▶ WHAT THIS TASK INVOLVES: Quote the listing below in full and exactly as written, but omit every picture.

── MATERIAL

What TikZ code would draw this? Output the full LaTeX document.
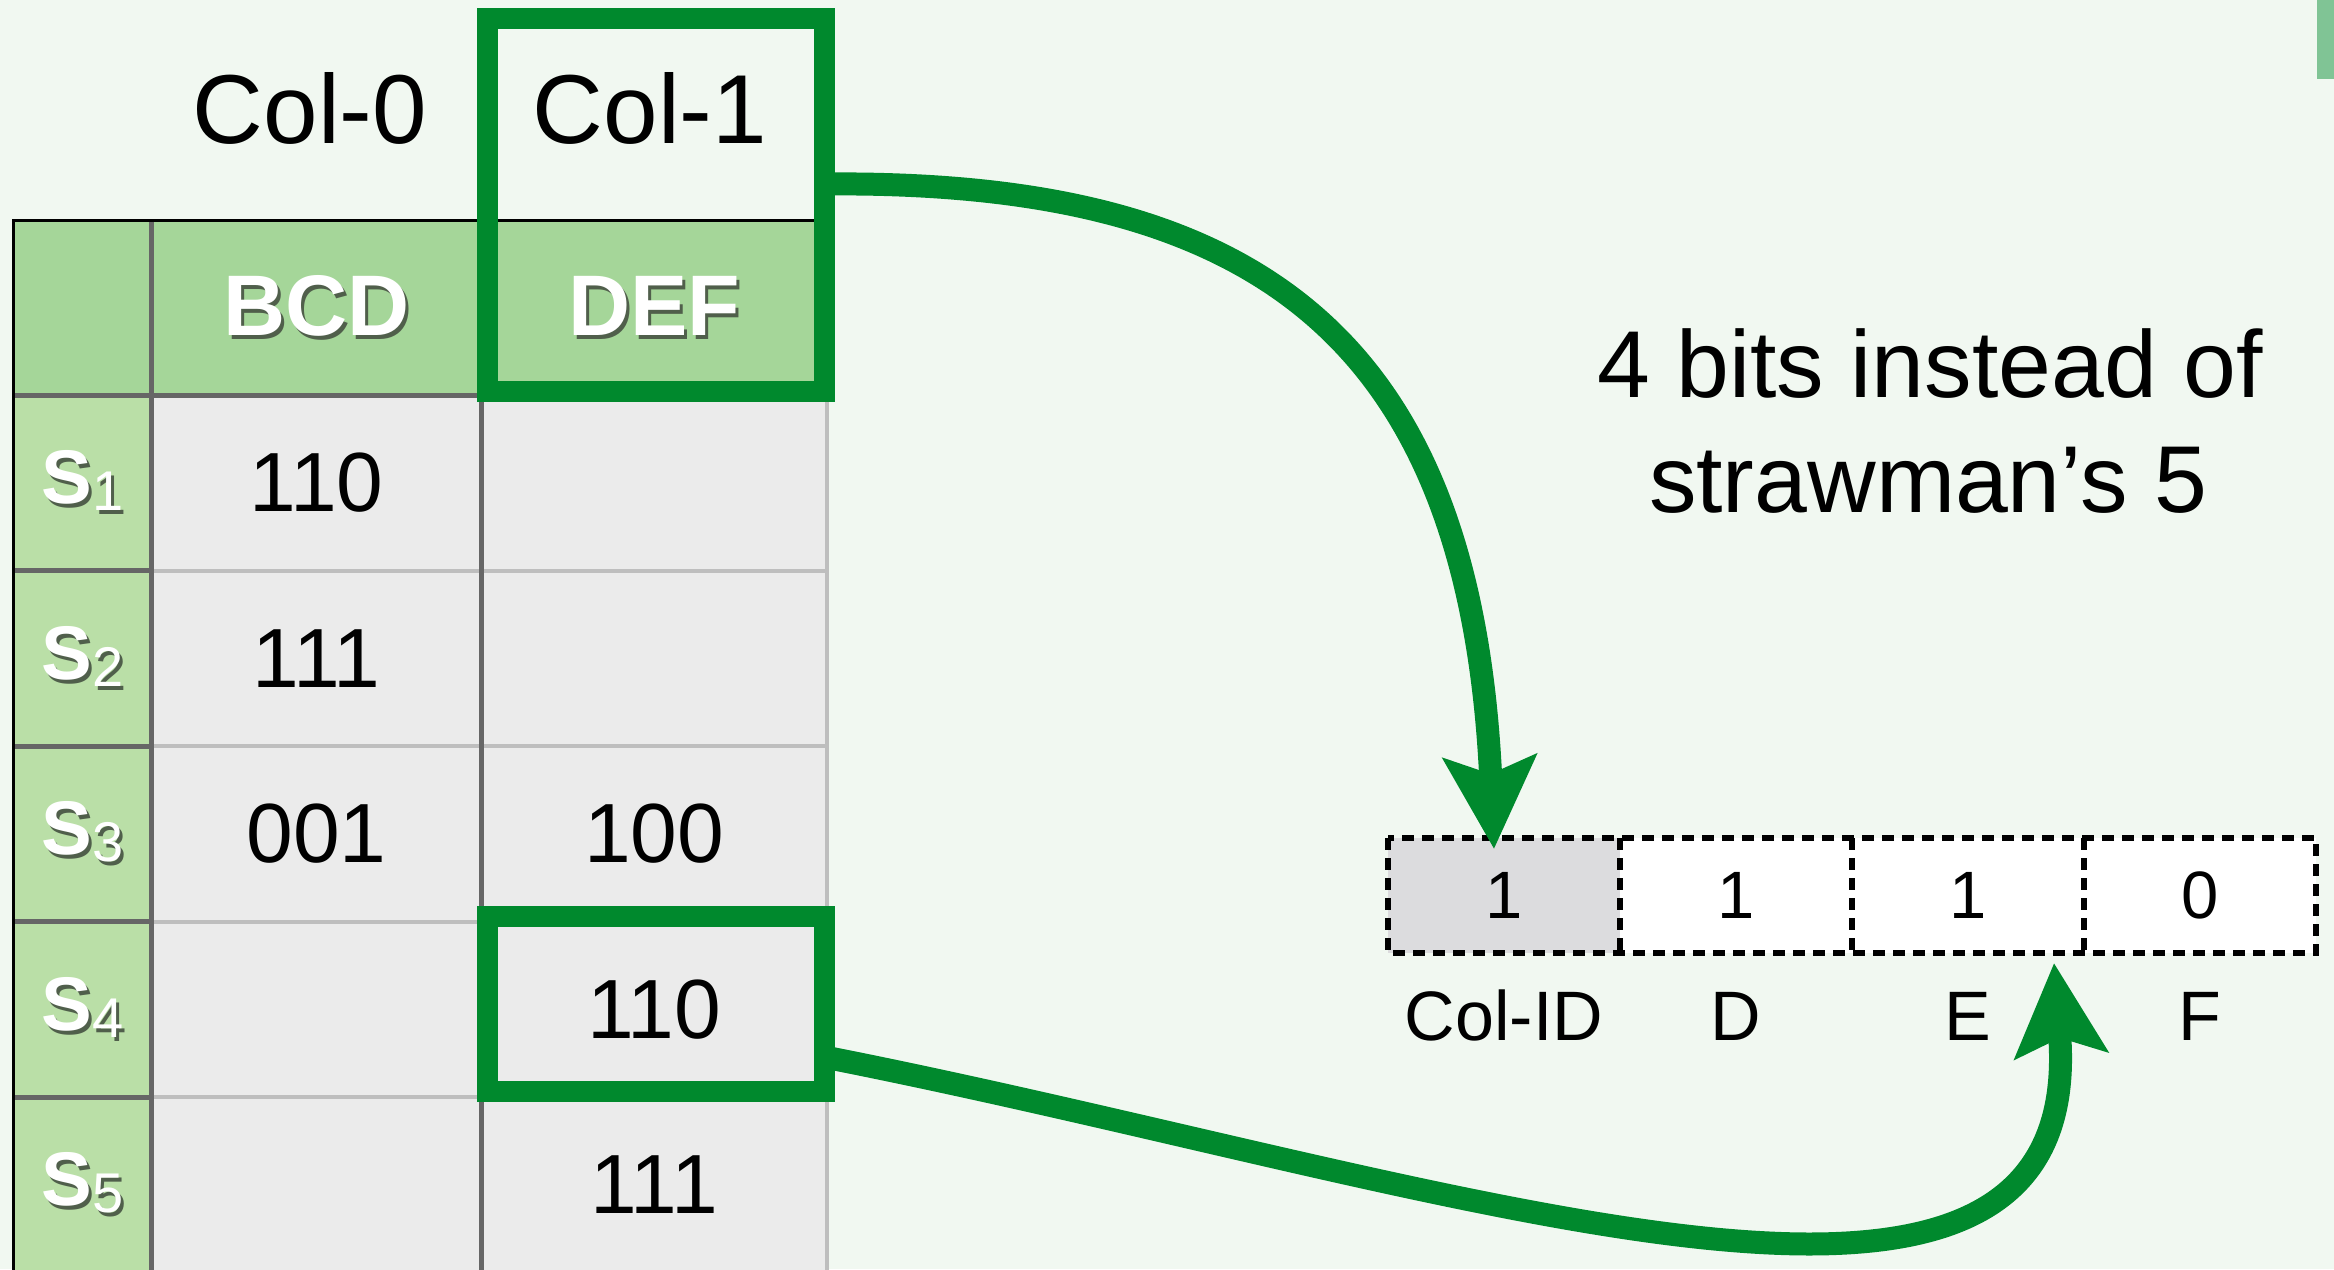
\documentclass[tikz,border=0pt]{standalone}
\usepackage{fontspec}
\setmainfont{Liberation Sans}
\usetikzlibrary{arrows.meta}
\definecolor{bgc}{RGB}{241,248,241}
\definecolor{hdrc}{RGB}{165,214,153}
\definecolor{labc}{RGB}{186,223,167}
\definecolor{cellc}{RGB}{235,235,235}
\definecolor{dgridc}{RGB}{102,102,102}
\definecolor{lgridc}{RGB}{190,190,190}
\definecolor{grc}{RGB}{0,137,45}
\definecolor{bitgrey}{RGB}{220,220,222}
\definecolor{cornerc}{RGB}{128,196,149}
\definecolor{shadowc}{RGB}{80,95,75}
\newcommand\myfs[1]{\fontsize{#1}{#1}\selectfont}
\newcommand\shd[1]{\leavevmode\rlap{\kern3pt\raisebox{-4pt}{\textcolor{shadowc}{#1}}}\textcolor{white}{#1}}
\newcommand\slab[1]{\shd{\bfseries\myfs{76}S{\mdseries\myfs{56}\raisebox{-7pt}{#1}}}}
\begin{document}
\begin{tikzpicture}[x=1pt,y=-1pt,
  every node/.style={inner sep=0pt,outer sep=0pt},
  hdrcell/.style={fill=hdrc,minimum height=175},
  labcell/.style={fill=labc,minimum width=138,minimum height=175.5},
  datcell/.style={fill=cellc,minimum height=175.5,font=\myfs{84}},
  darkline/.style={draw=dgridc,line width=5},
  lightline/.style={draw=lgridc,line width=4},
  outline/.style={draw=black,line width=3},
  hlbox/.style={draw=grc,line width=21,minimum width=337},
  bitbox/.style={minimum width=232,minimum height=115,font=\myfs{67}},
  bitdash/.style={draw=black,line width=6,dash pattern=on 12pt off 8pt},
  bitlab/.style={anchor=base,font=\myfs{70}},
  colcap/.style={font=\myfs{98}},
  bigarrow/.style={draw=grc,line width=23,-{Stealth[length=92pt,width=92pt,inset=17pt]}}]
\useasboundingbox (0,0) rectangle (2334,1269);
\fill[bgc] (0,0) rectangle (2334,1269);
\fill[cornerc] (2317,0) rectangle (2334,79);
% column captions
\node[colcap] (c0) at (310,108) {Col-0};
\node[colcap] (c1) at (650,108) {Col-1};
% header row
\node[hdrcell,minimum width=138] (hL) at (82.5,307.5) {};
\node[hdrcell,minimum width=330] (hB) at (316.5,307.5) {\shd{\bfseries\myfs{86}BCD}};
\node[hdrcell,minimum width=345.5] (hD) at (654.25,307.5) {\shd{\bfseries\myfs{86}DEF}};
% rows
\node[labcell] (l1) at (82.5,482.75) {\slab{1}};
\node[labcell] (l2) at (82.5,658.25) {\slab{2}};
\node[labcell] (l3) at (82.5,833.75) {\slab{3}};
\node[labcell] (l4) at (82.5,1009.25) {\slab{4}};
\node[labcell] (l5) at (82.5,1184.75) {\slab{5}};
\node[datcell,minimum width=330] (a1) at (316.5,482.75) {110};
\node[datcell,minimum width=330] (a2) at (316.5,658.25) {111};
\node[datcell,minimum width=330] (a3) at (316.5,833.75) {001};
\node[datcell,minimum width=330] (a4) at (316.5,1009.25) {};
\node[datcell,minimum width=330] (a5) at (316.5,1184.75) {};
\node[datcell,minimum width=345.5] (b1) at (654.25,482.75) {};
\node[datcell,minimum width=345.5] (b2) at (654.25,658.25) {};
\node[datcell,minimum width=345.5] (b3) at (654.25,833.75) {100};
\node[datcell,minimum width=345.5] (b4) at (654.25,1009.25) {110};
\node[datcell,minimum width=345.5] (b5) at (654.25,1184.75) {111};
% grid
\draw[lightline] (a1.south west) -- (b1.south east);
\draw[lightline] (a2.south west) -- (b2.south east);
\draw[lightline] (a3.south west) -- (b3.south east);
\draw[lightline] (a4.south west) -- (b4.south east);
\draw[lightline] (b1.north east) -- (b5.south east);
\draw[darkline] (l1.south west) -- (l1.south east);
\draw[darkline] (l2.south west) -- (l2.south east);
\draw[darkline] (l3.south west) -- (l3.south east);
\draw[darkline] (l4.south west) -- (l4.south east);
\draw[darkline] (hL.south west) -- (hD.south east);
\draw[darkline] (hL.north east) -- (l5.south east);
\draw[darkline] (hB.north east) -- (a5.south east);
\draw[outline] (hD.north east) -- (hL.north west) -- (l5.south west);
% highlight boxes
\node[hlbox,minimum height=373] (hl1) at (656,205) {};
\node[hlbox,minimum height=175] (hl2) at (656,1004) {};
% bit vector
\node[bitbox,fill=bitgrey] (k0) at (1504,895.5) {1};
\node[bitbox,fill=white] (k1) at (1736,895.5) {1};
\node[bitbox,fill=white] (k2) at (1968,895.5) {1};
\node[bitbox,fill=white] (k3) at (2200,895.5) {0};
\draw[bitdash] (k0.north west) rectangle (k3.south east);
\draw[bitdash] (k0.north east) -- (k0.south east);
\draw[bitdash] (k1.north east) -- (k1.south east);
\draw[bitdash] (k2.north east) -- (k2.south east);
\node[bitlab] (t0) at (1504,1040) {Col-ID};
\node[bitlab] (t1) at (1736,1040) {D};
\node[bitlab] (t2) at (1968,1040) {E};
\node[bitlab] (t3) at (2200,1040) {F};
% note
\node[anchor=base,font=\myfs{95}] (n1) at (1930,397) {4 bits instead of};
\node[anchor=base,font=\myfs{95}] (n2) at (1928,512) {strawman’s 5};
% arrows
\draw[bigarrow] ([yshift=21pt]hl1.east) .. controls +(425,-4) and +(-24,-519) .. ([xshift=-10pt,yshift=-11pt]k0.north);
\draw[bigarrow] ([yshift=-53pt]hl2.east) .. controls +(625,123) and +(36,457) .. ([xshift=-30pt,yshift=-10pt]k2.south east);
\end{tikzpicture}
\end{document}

────

▶ CORRECT OUTPUT:
What TikZ code would draw this? Output the full LaTeX document.
\documentclass[tikz,border=0pt]{standalone}
\usepackage{fontspec}
\setmainfont{Liberation Sans}
\usetikzlibrary{arrows.meta}
\definecolor{bgc}{RGB}{241,248,241}
\definecolor{hdrc}{RGB}{165,214,153}
\definecolor{labc}{RGB}{186,223,167}
\definecolor{cellc}{RGB}{235,235,235}
\definecolor{dgridc}{RGB}{102,102,102}
\definecolor{lgridc}{RGB}{190,190,190}
\definecolor{grc}{RGB}{0,137,45}
\definecolor{bitgrey}{RGB}{220,220,222}
\definecolor{cornerc}{RGB}{128,196,149}
\definecolor{shadowc}{RGB}{80,95,75}
\newcommand\myfs[1]{\fontsize{#1}{#1}\selectfont}
\newcommand\shd[1]{\leavevmode\rlap{\kern3pt\raisebox{-4pt}{\textcolor{shadowc}{#1}}}\textcolor{white}{#1}}
\newcommand\slab[1]{\shd{\bfseries\myfs{76}S{\mdseries\myfs{56}\raisebox{-7pt}{#1}}}}
\begin{document}
\begin{tikzpicture}[x=1pt,y=-1pt,
  every node/.style={inner sep=0pt,outer sep=0pt},
  hdrcell/.style={fill=hdrc,minimum height=175},
  labcell/.style={fill=labc,minimum width=138,minimum height=175.5},
  datcell/.style={fill=cellc,minimum height=175.5,font=\myfs{84}},
  darkline/.style={draw=dgridc,line width=5},
  lightline/.style={draw=lgridc,line width=4},
  outline/.style={draw=black,line width=3},
  hlbox/.style={draw=grc,line width=21,minimum width=337},
  bitbox/.style={minimum width=232,minimum height=115,font=\myfs{67}},
  bitdash/.style={draw=black,line width=6,dash pattern=on 12pt off 8pt},
  bitlab/.style={anchor=base,font=\myfs{70}},
  colcap/.style={font=\myfs{98}},
  bigarrow/.style={draw=grc,line width=23,-{Stealth[length=92pt,width=92pt,inset=17pt]}}]
\useasboundingbox (0,0) rectangle (2334,1269);
\fill[bgc] (0,0) rectangle (2334,1269);
\fill[cornerc] (2317,0) rectangle (2334,79);
% column captions
\node[colcap] (c0) at (310,108) {Col-0};
\node[colcap] (c1) at (650,108) {Col-1};
% header row
\node[hdrcell,minimum width=138] (hL) at (82.5,307.5) {};
\node[hdrcell,minimum width=330] (hB) at (316.5,307.5) {\shd{\bfseries\myfs{86}BCD}};
\node[hdrcell,minimum width=345.5] (hD) at (654.25,307.5) {\shd{\bfseries\myfs{86}DEF}};
% rows
\node[labcell] (l1) at (82.5,482.75) {\slab{1}};
\node[labcell] (l2) at (82.5,658.25) {\slab{2}};
\node[labcell] (l3) at (82.5,833.75) {\slab{3}};
\node[labcell] (l4) at (82.5,1009.25) {\slab{4}};
\node[labcell] (l5) at (82.5,1184.75) {\slab{5}};
\node[datcell,minimum width=330] (a1) at (316.5,482.75) {110};
\node[datcell,minimum width=330] (a2) at (316.5,658.25) {111};
\node[datcell,minimum width=330] (a3) at (316.5,833.75) {001};
\node[datcell,minimum width=330] (a4) at (316.5,1009.25) {};
\node[datcell,minimum width=330] (a5) at (316.5,1184.75) {};
\node[datcell,minimum width=345.5] (b1) at (654.25,482.75) {};
\node[datcell,minimum width=345.5] (b2) at (654.25,658.25) {};
\node[datcell,minimum width=345.5] (b3) at (654.25,833.75) {100};
\node[datcell,minimum width=345.5] (b4) at (654.25,1009.25) {110};
\node[datcell,minimum width=345.5] (b5) at (654.25,1184.75) {111};
% grid
\draw[lightline] (a1.south west) -- (b1.south east);
\draw[lightline] (a2.south west) -- (b2.south east);
\draw[lightline] (a3.south west) -- (b3.south east);
\draw[lightline] (a4.south west) -- (b4.south east);
\draw[lightline] (b1.north east) -- (b5.south east);
\draw[darkline] (l1.south west) -- (l1.south east);
\draw[darkline] (l2.south west) -- (l2.south east);
\draw[darkline] (l3.south west) -- (l3.south east);
\draw[darkline] (l4.south west) -- (l4.south east);
\draw[darkline] (hL.south west) -- (hD.south east);
\draw[darkline] (hL.north east) -- (l5.south east);
\draw[darkline] (hB.north east) -- (a5.south east);
\draw[outline] (hD.north east) -- (hL.north west) -- (l5.south west);
% highlight boxes
\node[hlbox,minimum height=373] (hl1) at (656,205) {};
\node[hlbox,minimum height=175] (hl2) at (656,1004) {};
% bit vector
\node[bitbox,fill=bitgrey] (k0) at (1504,895.5) {1};
\node[bitbox,fill=white] (k1) at (1736,895.5) {1};
\node[bitbox,fill=white] (k2) at (1968,895.5) {1};
\node[bitbox,fill=white] (k3) at (2200,895.5) {0};
\draw[bitdash] (k0.north west) rectangle (k3.south east);
\draw[bitdash] (k0.north east) -- (k0.south east);
\draw[bitdash] (k1.north east) -- (k1.south east);
\draw[bitdash] (k2.north east) -- (k2.south east);
\node[bitlab] (t0) at (1504,1040) {Col-ID};
\node[bitlab] (t1) at (1736,1040) {D};
\node[bitlab] (t2) at (1968,1040) {E};
\node[bitlab] (t3) at (2200,1040) {F};
% note
\node[anchor=base,font=\myfs{95}] (n1) at (1930,397) {4 bits instead of};
\node[anchor=base,font=\myfs{95}] (n2) at (1928,512) {strawman’s 5};
% arrows
\draw[bigarrow] ([yshift=21pt]hl1.east) .. controls +(425,-4) and +(-24,-519) .. ([xshift=-10pt,yshift=-11pt]k0.north);
\draw[bigarrow] ([yshift=-53pt]hl2.east) .. controls +(625,123) and +(36,457) .. ([xshift=-30pt,yshift=-10pt]k2.south east);
\end{tikzpicture}
\end{document}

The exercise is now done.